● **DIRECTIONS**
Extract and list every line that contains the word "would".

● **SOURCE RECORDS**
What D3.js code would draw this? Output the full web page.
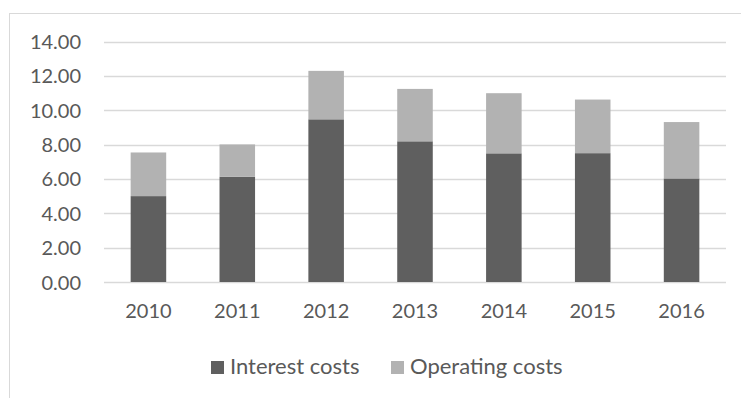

---

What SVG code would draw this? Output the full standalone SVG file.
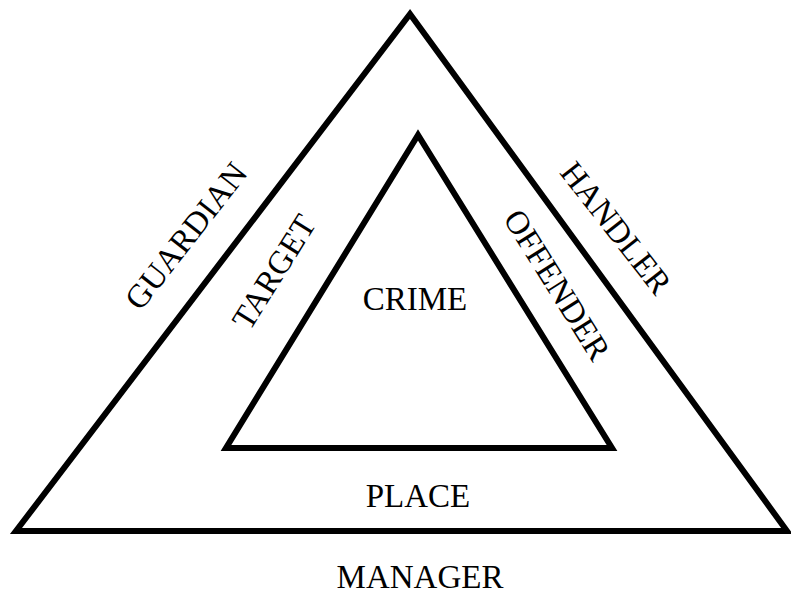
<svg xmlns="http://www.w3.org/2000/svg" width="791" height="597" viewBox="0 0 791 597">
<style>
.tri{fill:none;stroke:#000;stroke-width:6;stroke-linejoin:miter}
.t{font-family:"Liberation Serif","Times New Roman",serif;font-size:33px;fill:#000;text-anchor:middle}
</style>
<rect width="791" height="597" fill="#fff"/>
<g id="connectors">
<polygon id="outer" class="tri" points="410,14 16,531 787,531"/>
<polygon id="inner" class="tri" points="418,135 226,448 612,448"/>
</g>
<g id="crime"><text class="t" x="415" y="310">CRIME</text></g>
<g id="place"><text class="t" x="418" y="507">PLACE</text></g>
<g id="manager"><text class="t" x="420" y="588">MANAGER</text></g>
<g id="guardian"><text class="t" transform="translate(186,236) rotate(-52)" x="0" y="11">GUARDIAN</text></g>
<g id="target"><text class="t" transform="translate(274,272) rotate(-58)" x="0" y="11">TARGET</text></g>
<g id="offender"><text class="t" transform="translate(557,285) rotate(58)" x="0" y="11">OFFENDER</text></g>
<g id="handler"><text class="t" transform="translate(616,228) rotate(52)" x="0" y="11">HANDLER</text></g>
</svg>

* * *

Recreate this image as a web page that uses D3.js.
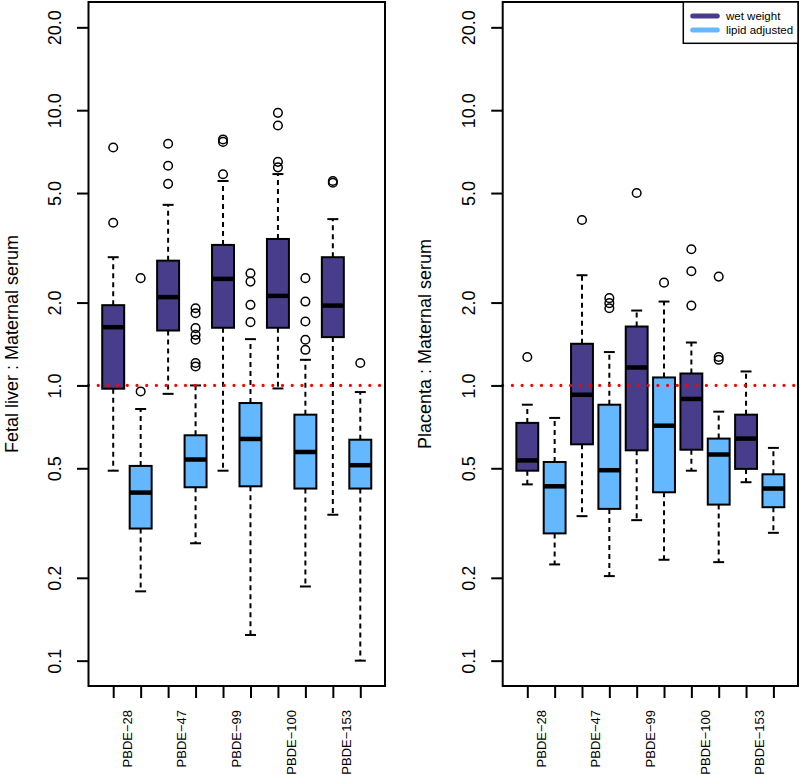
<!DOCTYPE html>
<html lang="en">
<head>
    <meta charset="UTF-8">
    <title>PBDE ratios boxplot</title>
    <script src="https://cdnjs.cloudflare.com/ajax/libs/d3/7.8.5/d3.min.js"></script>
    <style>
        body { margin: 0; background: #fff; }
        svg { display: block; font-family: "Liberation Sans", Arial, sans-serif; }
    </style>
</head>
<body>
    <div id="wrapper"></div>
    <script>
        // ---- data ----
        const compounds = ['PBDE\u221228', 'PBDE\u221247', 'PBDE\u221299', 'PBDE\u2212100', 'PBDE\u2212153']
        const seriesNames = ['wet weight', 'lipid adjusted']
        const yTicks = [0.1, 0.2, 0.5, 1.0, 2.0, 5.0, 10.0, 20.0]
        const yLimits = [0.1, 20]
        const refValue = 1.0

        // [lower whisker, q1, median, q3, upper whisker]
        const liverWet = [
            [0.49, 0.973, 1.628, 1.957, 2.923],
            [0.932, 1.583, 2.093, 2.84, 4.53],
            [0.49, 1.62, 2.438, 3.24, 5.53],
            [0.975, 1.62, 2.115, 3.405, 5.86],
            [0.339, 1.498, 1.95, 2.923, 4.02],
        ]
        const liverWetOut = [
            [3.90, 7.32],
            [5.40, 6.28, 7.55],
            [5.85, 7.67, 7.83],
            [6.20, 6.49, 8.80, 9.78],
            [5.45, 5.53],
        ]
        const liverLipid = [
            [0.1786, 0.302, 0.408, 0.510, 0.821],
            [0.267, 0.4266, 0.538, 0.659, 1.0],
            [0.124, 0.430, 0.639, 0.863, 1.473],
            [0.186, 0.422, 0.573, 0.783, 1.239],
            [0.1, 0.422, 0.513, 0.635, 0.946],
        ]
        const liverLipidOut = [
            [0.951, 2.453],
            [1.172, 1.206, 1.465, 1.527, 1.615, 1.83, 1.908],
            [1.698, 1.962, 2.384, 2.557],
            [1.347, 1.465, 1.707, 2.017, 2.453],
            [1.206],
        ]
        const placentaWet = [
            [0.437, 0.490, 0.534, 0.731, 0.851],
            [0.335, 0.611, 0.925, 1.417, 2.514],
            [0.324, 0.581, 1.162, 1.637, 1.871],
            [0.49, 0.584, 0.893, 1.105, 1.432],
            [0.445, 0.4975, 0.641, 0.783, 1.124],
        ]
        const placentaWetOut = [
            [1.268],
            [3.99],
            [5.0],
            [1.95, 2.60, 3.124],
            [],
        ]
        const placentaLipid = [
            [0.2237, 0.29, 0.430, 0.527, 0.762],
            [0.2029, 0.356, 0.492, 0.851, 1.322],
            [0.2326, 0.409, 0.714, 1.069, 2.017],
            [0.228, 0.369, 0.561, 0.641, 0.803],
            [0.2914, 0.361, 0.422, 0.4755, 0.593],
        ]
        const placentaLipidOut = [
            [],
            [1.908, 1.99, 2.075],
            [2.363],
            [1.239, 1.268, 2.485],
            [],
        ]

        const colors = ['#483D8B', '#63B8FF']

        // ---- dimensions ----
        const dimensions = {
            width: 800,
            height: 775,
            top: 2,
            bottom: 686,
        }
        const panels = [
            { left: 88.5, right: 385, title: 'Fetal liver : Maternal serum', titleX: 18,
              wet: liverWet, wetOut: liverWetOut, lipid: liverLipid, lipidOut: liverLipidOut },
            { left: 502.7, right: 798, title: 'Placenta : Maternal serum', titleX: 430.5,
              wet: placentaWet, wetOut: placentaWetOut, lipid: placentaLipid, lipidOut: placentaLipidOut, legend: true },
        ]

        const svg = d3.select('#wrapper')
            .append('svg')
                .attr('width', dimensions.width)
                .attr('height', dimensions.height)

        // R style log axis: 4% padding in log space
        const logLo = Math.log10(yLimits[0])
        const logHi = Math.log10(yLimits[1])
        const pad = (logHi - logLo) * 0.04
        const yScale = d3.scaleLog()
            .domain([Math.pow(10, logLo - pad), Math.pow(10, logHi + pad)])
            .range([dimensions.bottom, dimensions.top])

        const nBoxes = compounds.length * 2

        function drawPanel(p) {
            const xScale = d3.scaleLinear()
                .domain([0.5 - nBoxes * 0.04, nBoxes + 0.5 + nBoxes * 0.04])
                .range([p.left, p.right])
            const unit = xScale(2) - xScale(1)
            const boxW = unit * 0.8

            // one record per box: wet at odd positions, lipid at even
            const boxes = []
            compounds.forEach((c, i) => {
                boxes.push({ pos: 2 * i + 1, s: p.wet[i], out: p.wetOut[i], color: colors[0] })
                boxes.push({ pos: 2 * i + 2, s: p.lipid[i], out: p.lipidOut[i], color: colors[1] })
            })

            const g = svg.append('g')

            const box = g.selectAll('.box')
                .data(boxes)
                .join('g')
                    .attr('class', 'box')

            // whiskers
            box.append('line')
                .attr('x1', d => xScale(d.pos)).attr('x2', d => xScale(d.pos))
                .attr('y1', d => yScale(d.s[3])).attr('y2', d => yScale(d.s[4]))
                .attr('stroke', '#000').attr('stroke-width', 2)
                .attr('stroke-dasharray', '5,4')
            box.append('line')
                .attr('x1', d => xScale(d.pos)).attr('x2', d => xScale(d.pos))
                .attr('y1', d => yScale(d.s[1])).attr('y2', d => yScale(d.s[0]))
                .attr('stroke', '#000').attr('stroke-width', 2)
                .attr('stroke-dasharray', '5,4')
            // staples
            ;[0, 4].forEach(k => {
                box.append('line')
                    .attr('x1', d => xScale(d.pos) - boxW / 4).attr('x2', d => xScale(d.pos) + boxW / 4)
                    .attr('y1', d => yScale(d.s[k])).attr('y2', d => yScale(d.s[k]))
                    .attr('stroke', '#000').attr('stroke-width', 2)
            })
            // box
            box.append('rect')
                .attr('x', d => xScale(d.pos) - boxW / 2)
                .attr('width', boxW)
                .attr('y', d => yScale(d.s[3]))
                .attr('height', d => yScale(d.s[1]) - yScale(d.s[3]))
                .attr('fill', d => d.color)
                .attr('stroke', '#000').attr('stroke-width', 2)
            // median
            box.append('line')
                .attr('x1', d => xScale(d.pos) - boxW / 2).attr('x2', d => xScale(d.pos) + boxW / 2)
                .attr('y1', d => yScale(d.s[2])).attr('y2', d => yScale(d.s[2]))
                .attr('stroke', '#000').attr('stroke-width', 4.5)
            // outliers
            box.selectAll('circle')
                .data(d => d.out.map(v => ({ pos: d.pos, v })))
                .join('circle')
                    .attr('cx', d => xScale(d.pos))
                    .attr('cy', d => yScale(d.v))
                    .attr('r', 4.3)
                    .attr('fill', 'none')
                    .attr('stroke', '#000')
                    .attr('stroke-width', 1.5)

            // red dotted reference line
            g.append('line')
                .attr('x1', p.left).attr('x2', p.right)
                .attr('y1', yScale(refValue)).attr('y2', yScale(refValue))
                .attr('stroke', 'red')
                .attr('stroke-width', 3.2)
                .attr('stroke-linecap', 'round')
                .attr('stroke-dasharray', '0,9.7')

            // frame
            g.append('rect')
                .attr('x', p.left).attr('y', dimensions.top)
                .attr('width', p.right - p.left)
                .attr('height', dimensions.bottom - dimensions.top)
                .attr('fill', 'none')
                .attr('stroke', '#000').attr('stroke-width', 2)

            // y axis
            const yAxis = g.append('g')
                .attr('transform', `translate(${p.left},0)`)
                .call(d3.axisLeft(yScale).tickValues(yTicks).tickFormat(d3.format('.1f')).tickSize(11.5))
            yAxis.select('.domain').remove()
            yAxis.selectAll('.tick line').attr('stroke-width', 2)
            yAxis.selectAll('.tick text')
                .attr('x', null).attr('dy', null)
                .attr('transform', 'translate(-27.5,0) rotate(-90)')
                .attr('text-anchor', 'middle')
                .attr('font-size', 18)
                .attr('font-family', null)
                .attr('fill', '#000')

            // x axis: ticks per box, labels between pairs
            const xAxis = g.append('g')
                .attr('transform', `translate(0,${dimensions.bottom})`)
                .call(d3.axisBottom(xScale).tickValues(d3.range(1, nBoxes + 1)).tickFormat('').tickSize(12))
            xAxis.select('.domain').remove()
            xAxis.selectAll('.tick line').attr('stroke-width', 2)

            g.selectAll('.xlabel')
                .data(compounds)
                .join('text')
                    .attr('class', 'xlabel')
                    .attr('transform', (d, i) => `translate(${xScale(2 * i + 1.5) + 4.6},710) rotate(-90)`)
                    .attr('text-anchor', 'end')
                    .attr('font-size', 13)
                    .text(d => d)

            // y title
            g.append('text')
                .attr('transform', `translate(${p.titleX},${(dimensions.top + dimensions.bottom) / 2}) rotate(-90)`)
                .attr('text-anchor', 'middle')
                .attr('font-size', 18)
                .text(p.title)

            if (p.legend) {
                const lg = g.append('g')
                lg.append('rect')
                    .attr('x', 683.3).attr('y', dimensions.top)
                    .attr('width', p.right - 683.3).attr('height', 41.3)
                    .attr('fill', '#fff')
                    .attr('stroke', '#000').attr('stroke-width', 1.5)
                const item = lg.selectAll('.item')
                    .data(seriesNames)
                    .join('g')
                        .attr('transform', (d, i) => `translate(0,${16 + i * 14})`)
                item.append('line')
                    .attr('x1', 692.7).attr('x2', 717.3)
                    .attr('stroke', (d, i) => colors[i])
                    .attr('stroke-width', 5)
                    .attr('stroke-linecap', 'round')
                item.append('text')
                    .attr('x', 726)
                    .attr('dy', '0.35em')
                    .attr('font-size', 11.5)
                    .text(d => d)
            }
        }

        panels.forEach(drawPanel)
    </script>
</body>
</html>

● **EXERCISE RESPONSE**
What D3.js code would draw this? Output the full web page.
What SVG code would draw this? Output the full standalone SVG file.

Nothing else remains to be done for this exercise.